Романы Мележа, повествующие о жизни чуть ли не полустолетней давности, сразу восприняты были нами как то, что нужно сейчас, что ожидалось. Восприняты они были с какой-то радостью всеобщего читательского соавторства. Будто и задумано было сообща.
Да, судьба этих книг Мележа складывалась счастливо. Не всегда время своего «ребенка» встречает ласково, радостно. А тут встретило, признало. Ждало.
В «Полесской хронике» И. Мележа выразились тенденции, характерные для всей советской литературы последних лет. Что отличает «деревенскую прозу» Залыгина, Друцэ, Абрамова, Айтматова, Белова, Шукшина, так это подчеркнутый интерес к народной жизни, но интерес, так сказать, «бескорыстный». В эстетическом смысле бескорыстный.

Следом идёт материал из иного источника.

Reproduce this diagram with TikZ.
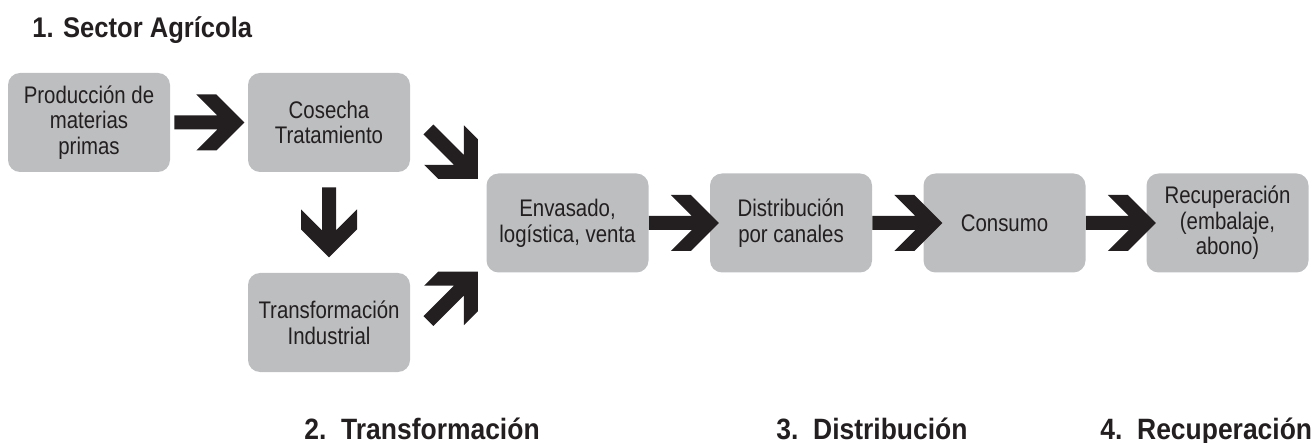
\documentclass[tikz,border=0pt]{standalone}
\usepackage{fontspec}
\setmainfont[FakeStretch=0.9]{Liberation Sans}
\newfontfamily\stagefont[FakeStretch=0.85]{Liberation Sans}
\usepackage{tikz}
\usetikzlibrary{arrows,shapes,calc}
\definecolor{boxgray}{HTML}{BCBEC0}
\definecolor{inkblack}{HTML}{231F20}
\tikzstyle{stage}=[rectangle,rounded corners=6pt,fill=boxgray,text=inkblack,minimum width=81pt,minimum height=49.5pt,inner sep=0pt,align=center,font=\stagefont\fontsize{12}{12.8}\selectfont]
\tikzstyle{phase}=[anchor=base west,inner sep=0pt,text=inkblack,font=\bfseries\fontsize{14.7}{16}\selectfont]
\newcommand{\fatarrow}[2]{%
	\fill[inkblack,shift={#1},rotate=#2] (0,-7) -- (43,-7) -- (22,-28) -- (42,-28) -- (70,0) -- (42,28) -- (22,28) -- (43,7) -- (0,7) -- cycle;}

\begin{document}
\begin{tikzpicture}[x=0.5pt,y=-0.5pt]
		\useasboundingbox (0,0) rectangle (1312,443);
		\node[phase,font=\bfseries\fontsize{14.2}{15}\selectfont] (sector) at (32,38) {1. Sector Agrícola};
		% top
		\node[stage] (prod) at (89,122.5) {Producción de\\materias\\primas};
		\node[stage] (cosecha) at (329,122.5) {Cosecha\\Tratamiento};
		% bottom
		\node[stage] (transf) at (329,322.5) {Transformación\\Industrial};
		% middle
		\node[stage] (envasado) at (567.5,223) {Envasado,\\logística, venta};
		\node[stage] (distrib) at (791,223) {Distribución\\por canales};
		\node[stage] (consumo) at (1004.5,223) {Consumo};
		\node[stage] (recup) at (1227.5,223) {Recuperación\\(embalaje,\\abono)};
		% connection
		\fatarrow{($(prod.east)+(4,0)$)}{0}
		\fatarrow{($(cosecha.south)+(0,15)$)}{-90}
		\fatarrow{($(cosecha.east)+(18,7)$)}{-45}
		\fatarrow{($(transf.east)+(18,-1.5)$)}{45}
		\fatarrow{(envasado.east)}{0}
		\fatarrow{(distrib.east)}{0}
		\fatarrow{(consumo.east)}{0}
		% phases
		\node[phase] (ph2) at (304,439) {2.\enspace Transformación};
		\node[phase] (ph3) at (776,439) {3.\enspace Distribución};
		\node[phase] (ph4) at (1100,439) {4.\enspace Recuperación};
	\end{tikzpicture}
\end{document}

Есть у нас немало произведений, в которых рассказывается словно бы о народной жизни, но «народ» служит их авторам лишь в качестве материала для иллюстрации какой-либо «идеи». И даже в том случае, если идея декларирует всяческое уважение и поклонение его величеству рабочему человеку, все равно в эстетическом плане «его величество» своего лица, самостоятельного значения не имеет, а лишь обслуживает авторскую мысль. Живую жизнь, его проблемы, человеческие заботы в такой литературе искать напрасное занятие.

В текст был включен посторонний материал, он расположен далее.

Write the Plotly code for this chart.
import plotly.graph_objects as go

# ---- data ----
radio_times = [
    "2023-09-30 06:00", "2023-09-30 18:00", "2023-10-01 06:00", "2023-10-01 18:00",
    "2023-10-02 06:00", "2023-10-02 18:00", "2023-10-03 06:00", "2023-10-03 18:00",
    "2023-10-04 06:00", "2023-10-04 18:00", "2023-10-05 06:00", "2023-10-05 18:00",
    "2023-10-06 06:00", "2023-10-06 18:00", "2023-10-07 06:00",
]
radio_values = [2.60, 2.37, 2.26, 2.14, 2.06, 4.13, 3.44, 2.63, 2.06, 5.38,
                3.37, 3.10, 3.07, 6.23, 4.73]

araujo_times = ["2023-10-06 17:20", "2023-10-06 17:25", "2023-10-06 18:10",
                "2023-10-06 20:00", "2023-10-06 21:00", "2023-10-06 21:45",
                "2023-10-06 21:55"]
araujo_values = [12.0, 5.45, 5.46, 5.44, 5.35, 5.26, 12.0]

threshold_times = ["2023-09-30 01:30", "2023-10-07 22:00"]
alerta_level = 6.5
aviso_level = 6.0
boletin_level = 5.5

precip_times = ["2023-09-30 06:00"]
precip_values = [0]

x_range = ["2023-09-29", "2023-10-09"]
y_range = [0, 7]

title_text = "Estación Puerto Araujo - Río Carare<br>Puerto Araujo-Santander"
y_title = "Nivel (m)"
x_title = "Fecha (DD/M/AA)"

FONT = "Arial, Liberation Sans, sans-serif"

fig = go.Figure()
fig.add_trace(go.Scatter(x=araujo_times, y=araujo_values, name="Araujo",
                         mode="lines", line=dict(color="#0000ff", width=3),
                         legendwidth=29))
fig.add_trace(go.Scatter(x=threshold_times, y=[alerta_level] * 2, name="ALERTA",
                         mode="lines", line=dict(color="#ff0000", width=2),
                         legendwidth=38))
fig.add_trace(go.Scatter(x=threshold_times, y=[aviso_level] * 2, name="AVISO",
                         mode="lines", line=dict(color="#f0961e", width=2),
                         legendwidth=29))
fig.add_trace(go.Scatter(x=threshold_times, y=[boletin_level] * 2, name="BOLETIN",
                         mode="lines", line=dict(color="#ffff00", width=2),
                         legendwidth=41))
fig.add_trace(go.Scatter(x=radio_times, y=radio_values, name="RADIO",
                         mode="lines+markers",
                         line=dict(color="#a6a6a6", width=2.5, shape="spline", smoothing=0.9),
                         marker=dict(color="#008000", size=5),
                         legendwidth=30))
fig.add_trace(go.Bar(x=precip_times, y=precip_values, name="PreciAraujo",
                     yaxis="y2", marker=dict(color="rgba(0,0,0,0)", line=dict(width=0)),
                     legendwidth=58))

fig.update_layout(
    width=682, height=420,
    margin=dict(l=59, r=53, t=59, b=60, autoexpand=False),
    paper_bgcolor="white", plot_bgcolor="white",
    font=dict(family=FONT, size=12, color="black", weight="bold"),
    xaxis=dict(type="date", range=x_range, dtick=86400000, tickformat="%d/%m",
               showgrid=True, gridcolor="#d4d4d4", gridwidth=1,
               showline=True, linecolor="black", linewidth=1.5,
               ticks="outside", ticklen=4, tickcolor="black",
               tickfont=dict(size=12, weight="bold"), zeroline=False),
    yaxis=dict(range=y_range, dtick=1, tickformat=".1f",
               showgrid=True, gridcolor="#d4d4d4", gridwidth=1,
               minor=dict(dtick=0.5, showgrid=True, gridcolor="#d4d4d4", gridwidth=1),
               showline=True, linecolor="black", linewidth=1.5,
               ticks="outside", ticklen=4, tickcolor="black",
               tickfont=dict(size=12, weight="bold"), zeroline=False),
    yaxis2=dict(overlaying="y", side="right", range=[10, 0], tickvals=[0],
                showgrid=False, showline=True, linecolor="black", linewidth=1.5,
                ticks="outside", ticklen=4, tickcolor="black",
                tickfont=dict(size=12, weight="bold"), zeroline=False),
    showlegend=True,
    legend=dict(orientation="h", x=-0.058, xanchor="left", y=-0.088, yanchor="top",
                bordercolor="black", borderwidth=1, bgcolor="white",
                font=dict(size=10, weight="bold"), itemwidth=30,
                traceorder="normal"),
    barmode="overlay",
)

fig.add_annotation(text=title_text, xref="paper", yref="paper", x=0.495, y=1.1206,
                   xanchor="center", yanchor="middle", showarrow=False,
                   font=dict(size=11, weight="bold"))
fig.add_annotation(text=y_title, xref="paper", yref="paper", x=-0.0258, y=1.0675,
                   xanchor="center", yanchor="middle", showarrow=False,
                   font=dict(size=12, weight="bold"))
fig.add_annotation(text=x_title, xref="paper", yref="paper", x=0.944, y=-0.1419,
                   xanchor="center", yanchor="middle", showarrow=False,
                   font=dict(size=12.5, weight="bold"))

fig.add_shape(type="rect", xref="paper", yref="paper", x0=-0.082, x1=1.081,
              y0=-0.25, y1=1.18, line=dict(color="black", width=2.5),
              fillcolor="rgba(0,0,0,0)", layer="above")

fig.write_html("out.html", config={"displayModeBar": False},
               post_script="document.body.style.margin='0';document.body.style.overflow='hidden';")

Литература, к которой примыкают и мележевские полесские романы, в народе и народной жизни ищет (притом мучительно, всерьез) ответы на злободневные идеи. Ведь там, в практике народной жизни, все это проверялось и проверяется — истинность или неистинность любых мыслей, идей, целей, средств. Нравственная выверенность чувства, взгляда, отношения к жизни, человеку для этой литературы и этих писателей имеет особенное, принципиальное и эстетическое значение. В этом смысле она по-новому перекликается с великой традицией русской классики (и белорусской тоже), в которой такая выверенность, напряженность нравственного чувства граничила с чувством личной вины за все боли и горести народные и человечества. Да, многое в жизни изменилось, но планета для счастья оборудуется все еще трудно, через великие потери, тревоги, опасности, промахи, возвращения назад. Большая литература считала долгом «брать на себя» не только радости побед человеческих, но и горести утрат, неудач, поражений. С таким чувством писали великие Толстой, Достоевский, Чехов, но именно потому они и великие и потому они — настоящая литература.